Before the band, you were a chef and were thinking about pursuing that. How did you like doing that and what changed your mind to switch to music full-time?

Well, I was always doing both, but probably doing both really badly because my time was split. It was mostly cooking. I think I always knew I wanted to do music, but I didn’t have a job in music, I had a job in a restaurant. When that changed and I had a job in music, then that was the decision. Well, it wasn’t really my decision. That was just the changing point.

A lot of publications, especially back in the U.K., have liked to dub you as the new saviors of rock. I’m sure that’s certainly flattering on one hand, but kind of ridiculous on the other. How do you respond when that kind of stuff is said?

First of all, rock didn’t die. Ever. Calling us the saviors of rock is like, I don’t know. We didn’t save anything. It’s like thank you, but I don’t understand. Like you said, it’s simultaneously flattering as it is mental.

Looking ahead down the line, where do you think you go from here? What does the future of Royal Blood look like?

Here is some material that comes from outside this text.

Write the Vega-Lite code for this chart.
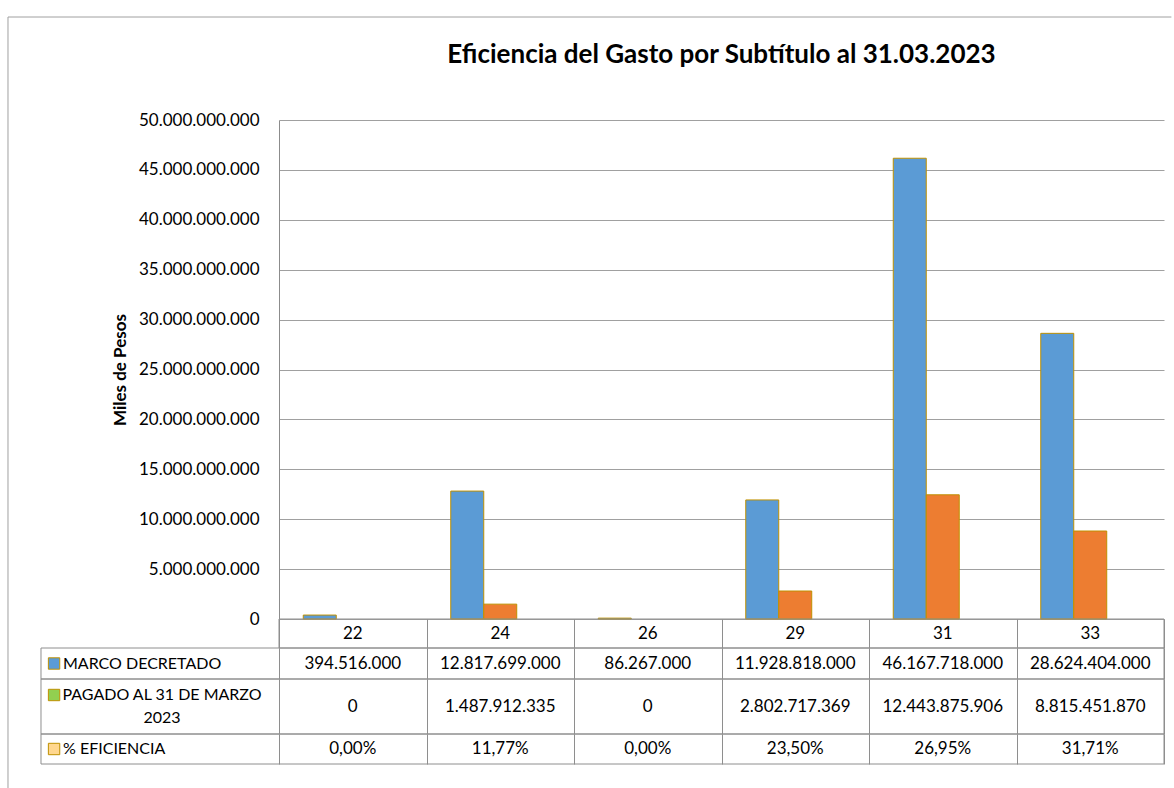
{
  "$schema": "https://vega.github.io/schema/vega-lite/v6.json",
  "padding": {"left": 7, "top": 16, "right": 0, "bottom": 0},
  "background": "white",
  "datasets": {
    "gasto": [
      {"sub": "22", "marco": 394516000, "pagado": 0, "ef": 0},
      {"sub": "24", "marco": 12817699000, "pagado": 1487912335, "ef": 0.1177},
      {"sub": "26", "marco": 86267000, "pagado": 0, "ef": 0},
      {"sub": "29", "marco": 11928818000, "pagado": 2802717369, "ef": 0.2350},
      {"sub": "31", "marco": 46167718000, "pagado": 12443875906, "ef": 0.2695},
      {"sub": "33", "marco": 28624404000, "pagado": 8815451870, "ef": 0.3171}
    ]
  },
  "data": {"name": "gasto"},
  "spacing": 0,
  "bounds": "flush",
  "vconcat": [
    {
      "width": 885,
      "height": 499,
      "title": {"text": "Eficiencia del Gasto por Subtítulo al 31.03.2023", "anchor": "middle", "frame": "group", "fontSize": 26, "font": "Lato", "fontWeight": "bold", "color": "#000", "offset": 43},
      "transform": [
        {"fold": ["marco", "pagado"], "as": ["serie", "valor"]},
        {"filter": "datum.valor > 0"}
      ],
      "mark": {"type": "bar", "stroke": "#BF9000", "strokeWidth": 1},
      "encoding": {
        "x": {"field": "sub", "type": "nominal", "sort": null, "scale": {"domain": ["22", "24", "26", "29", "31", "33"], "paddingInner": 0.329, "paddingOuter": 0.1645}, "axis": null},
        "xOffset": {"field": "serie", "type": "nominal", "scale": {"domain": ["marco", "pagado", "ef"], "paddingInner": 0, "paddingOuter": 0}},
        "y": {"field": "valor", "type": "quantitative", "scale": {"domain": [0, 50000000000]},
          "axis": {"tickCount": 10, "format": ",d", "labelFont": "Lato", "labelFontSize": 17, "labelColor": "#000", "labelPadding": 20, "ticks": false, "domainColor": "#8C8C8C", "gridColor": "#A0A0A0", "title": "Miles de Pesos", "titleFont": "Lato", "titleFontSize": 17, "titleFontWeight": "bold", "titleColor": "#000", "titlePadding": 9}},
        "color": {"field": "serie", "type": "nominal", "scale": {"domain": ["marco", "pagado"], "range": ["#5B9BD5", "#ED7D31"]}, "legend": null}
      }
    },
    {
      "width": 885,
      "height": 29,
      "resolve": {"scale": {"x": "independent"}, "axis": {"x": "independent"}},
      "layer": [
        {
          "data": {"values": [{"fila": "subtitulo"}]},
          "mark": {"type": "rect", "fillOpacity": 0, "stroke": "#8E8E8E", "strokeWidth": 1},
          "encoding": {"x": {"datum": 0, "type": "quantitative", "scale": {"domain": [0, 6]}, "axis": null}, "x2": {"datum": 6}}
        },
        {
          "mark": {"type": "text", "fontSize": 17, "font": "Lato", "color": "#000"},
          "encoding": {
            "x": {"field": "sub", "type": "nominal", "sort": null, "scale": {"domain": ["22", "24", "26", "29", "31", "33"], "paddingInner": 0, "paddingOuter": 0}, "axis": {"grid": true, "tickBand": "extent", "labels": false, "ticks": false, "domain": false, "title": null, "gridColor": "#8E8E8E"}},
            "text": {"field": "sub"}
          }
        }
      ]
    },
    {
      "width": 885,
      "height": 31,
      "resolve": {"scale": {"x": "independent"}, "axis": {"x": "independent"}},
      "layer": [
        {
          "data": {"values": [{"fila": "MARCO DECRETADO"}]},
          "mark": {"type": "rect", "fillOpacity": 0, "stroke": "#8E8E8E", "strokeWidth": 1},
          "encoding": {"x": {"datum": -1.6136, "type": "quantitative", "scale": {"domain": [0, 6]}, "axis": null}, "x2": {"datum": 6}}
        },
        {
          "data": {"values": [{"fila": "MARCO DECRETADO"}]},
          "mark": {"type": "point", "shape": "square", "size": 130, "filled": true, "fill": "#5B9BD5", "stroke": "#BF9000", "strokeWidth": 1, "opacity": 1},
          "encoding": {"x": {"datum": -1.525, "type": "quantitative", "scale": {"domain": [0, 6]}, "axis": null}}
        },
        {
          "data": {"values": [{"fila": "MARCO DECRETADO"}]},
          "mark": {"type": "text", "align": "left", "fontSize": 16, "font": "Lato", "color": "#000"},
          "encoding": {"x": {"datum": -1.4644, "type": "quantitative", "scale": {"domain": [0, 6]}, "axis": null}, "text": {"field": "fila"}}
        },
        {
          "mark": {"type": "text", "fontSize": 17, "font": "Lato", "color": "#000"},
          "encoding": {
            "x": {"field": "sub", "type": "nominal", "sort": null, "scale": {"domain": ["22", "24", "26", "29", "31", "33"], "paddingInner": 0, "paddingOuter": 0}, "axis": {"grid": true, "tickBand": "extent", "labels": false, "ticks": false, "domain": false, "title": null, "gridColor": "#8E8E8E"}},
            "text": {"field": "marco", "format": ",d"}
          }
        }
      ]
    },
    {
      "width": 885,
      "height": 55,
      "resolve": {"scale": {"x": "independent"}, "axis": {"x": "independent"}},
      "layer": [
        {
          "data": {"values": [{"fila": "PAGADO AL 31 DE MARZO\n2023"}]},
          "mark": {"type": "rect", "fillOpacity": 0, "stroke": "#8E8E8E", "strokeWidth": 1},
          "encoding": {"x": {"datum": -1.6136, "type": "quantitative", "scale": {"domain": [0, 6]}, "axis": null}, "x2": {"datum": 6}}
        },
        {
          "data": {"values": [{"fila": "PAGADO AL 31 DE MARZO\n2023"}]},
          "mark": {"type": "point", "shape": "square", "size": 130, "filled": true, "fill": "#92D050", "stroke": "#BF9000", "strokeWidth": 1, "opacity": 1, "yOffset": -11.5},
          "encoding": {"x": {"datum": -1.525, "type": "quantitative", "scale": {"domain": [0, 6]}, "axis": null}}
        },
        {
          "data": {"values": [{"fila": "PAGADO AL 31 DE MARZO\n2023"}]},
          "mark": {"type": "text", "align": "center", "fontSize": 16, "font": "Lato", "color": "#000", "lineBreak": "\n", "lineHeight": 22.5, "dy": -11.25},
          "encoding": {"x": {"datum": -0.7932, "type": "quantitative", "scale": {"domain": [0, 6]}, "axis": null}, "text": {"field": "fila"}}
        },
        {
          "mark": {"type": "text", "fontSize": 17, "font": "Lato", "color": "#000"},
          "encoding": {
            "x": {"field": "sub", "type": "nominal", "sort": null, "scale": {"domain": ["22", "24", "26", "29", "31", "33"], "paddingInner": 0, "paddingOuter": 0}, "axis": {"grid": true, "tickBand": "extent", "labels": false, "ticks": false, "domain": false, "title": null, "gridColor": "#8E8E8E"}},
            "text": {"field": "pagado", "format": ",d"}
          }
        }
      ]
    },
    {
      "width": 885,
      "height": 30,
      "resolve": {"scale": {"x": "independent"}, "axis": {"x": "independent"}},
      "layer": [
        {
          "data": {"values": [{"fila": "% EFICIENCIA"}]},
          "mark": {"type": "rect", "fillOpacity": 0, "stroke": "#8E8E8E", "strokeWidth": 1},
          "encoding": {"x": {"datum": -1.6136, "type": "quantitative", "scale": {"domain": [0, 6]}, "axis": null}, "x2": {"datum": 6}}
        },
        {
          "data": {"values": [{"fila": "% EFICIENCIA"}]},
          "mark": {"type": "point", "shape": "square", "size": 130, "filled": true, "fill": "#FFD78F", "stroke": "#BF9000", "strokeWidth": 1, "opacity": 1},
          "encoding": {"x": {"datum": -1.525, "type": "quantitative", "scale": {"domain": [0, 6]}, "axis": null}}
        },
        {
          "data": {"values": [{"fila": "% EFICIENCIA"}]},
          "mark": {"type": "text", "align": "left", "fontSize": 16, "font": "Lato", "color": "#000"},
          "encoding": {"x": {"datum": -1.4644, "type": "quantitative", "scale": {"domain": [0, 6]}, "axis": null}, "text": {"field": "fila"}}
        },
        {
          "mark": {"type": "text", "fontSize": 17, "font": "Lato", "color": "#000"},
          "encoding": {
            "x": {"field": "sub", "type": "nominal", "sort": null, "scale": {"domain": ["22", "24", "26", "29", "31", "33"], "paddingInner": 0, "paddingOuter": 0}, "axis": {"grid": true, "tickBand": "extent", "labels": false, "ticks": false, "domain": false, "title": null, "gridColor": "#8E8E8E"}},
            "text": {"field": "ef", "format": ".2%"}
          }
        },
        {
          "data": {"values": [{"borde": "marco"}]},
          "mark": {"type": "rule", "color": "#A0A0A0", "strokeWidth": 1},
          "encoding": {"x": {"datum": -1.8373, "type": "quantitative", "scale": {"domain": [0, 6]}, "axis": null}, "y": {"datum": 24.9, "type": "quantitative", "scale": {"domain": [0, 1]}, "axis": null}, "y2": {"datum": -0.8}}
        },
        {
          "data": {"values": [{"borde": "marco"}]},
          "mark": {"type": "rule", "color": "#A0A0A0", "strokeWidth": 1},
          "encoding": {"x": {"datum": -1.8373, "type": "quantitative", "scale": {"domain": [0, 6]}, "axis": null}, "x2": {"datum": 6.05}, "y": {"datum": 24.9, "type": "quantitative", "scale": {"domain": [0, 1]}, "axis": null}}
        }
      ]
    }
  ],
  "config": {
    "locale": {"number": {"decimal": ",", "thousands": ".", "grouping": [3], "currency": ["$", ""]}},
    "view": {"stroke": null},
    "font": "Lato"
  }
}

We don’t know what the future holds. Hopefully, we’ll just get better at what we do and grow with everything. That’s the only real agenda if there is one. I think just enjoy it even more than we do, if that’s even possible. It’s all about fun in our camp.

You have played something like 100 shows in the last year. Have you been able to tell how much you’ve grown from the beginning to now?

Yeah, definitely. Like anything you do more, you get better at it, so I have definitely noticed.